First pit sunk here 1863. The area was occupied both by Llwynypia Colliery (also known as Glamorgan Colliery or The Scotch in honour of its founder), and by brickworks, coke-ovens, small scale limekilns, a saw mill and a gravel pit. It was the focus of the early industrial development in this part of the mid-Rhondda under Sir Archibald Hood. This large engine house was built 1905. OS map 1920 shows railway running close to S and W sides.

Exterior

Built of yellow and red brick in English bond, with stone and concrete dressings under a Welsh slate roof with separately slated long pitched ventilator. 2 storeys and basement, 8 bays in length and 4 in width. Side elevations have 4 stepped eaves courses over round arched first floor windows with brick voussoirs and fixed iron frames for 24 panes though no glass remains; these are separated by shallow pilaster buttresses with offsets of 4 courses of red moulded brick. Ground floor is itself offset with courses of moulded brick, with similar courses to plinth and has round arched openings all now filled in. W side has one blank bay NW and a single storey flat-roofed brick extension at basement level.

Main gable end is S with oculus in gable, date stone 'AD 1905,' apparently stone kneelers and concrete coping with 3 round headed iron framed windows at first floor level and 2 at ground floor, these latter for 40 panes on either side of central doorway which is now blocked and has an arched ring to recessed fanlight; small additional round arched opening to right; deep plinth with 2 courses of moulded brick.
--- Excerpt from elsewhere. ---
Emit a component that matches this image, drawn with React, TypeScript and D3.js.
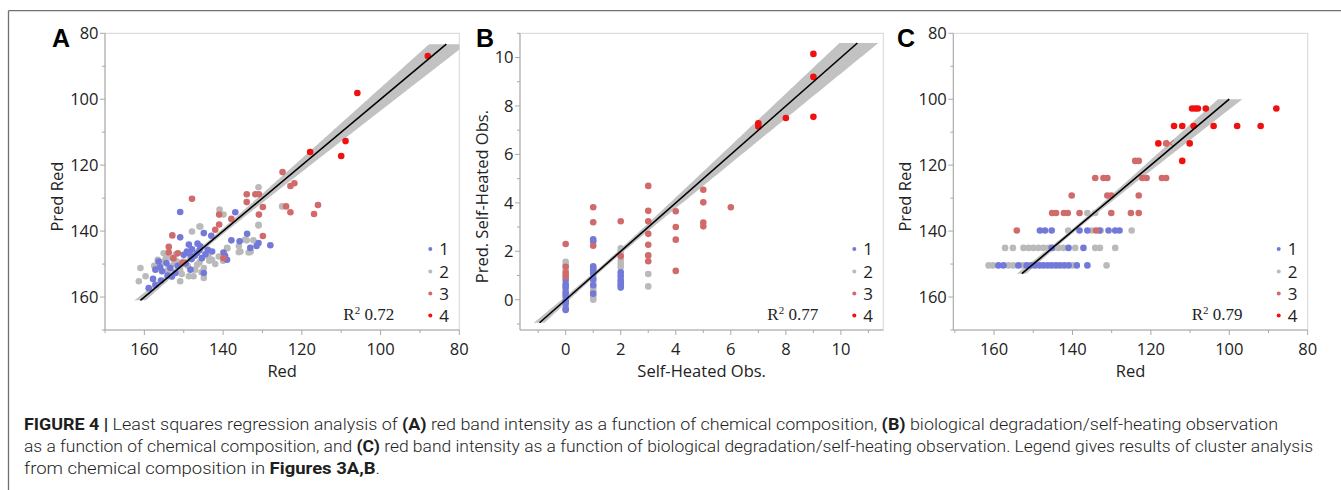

N elevation is similar: metal glazing bars but no glass to oculus; 4 round arched windows to first floor, 3 partially or wholly blocked and one with metal glazing bars; at ground floor 4 blocked windows and 2 blocked doors; nearly intact raised gablet of brick and concrete - only vestigial to S ; attached are the remains of a later steel and concrete addition.

Interior

Building is blocked up; interior recorded in 1989 as having wide, steel trussed roof; longitudinal metal girders on pilasters supporting full-width, bow-trussed travelling crane with embossed inscription 'J Booth and Bros. Ltd Engineers Rodney nr Leeds'. Metal girder platforms around ground floor. Reported then as disused and in deteriorating condition, its condition has worsened since with more openings blocked.

Reasons for Listing

Listed as a rare mostly complete surviving engine house on a large scale.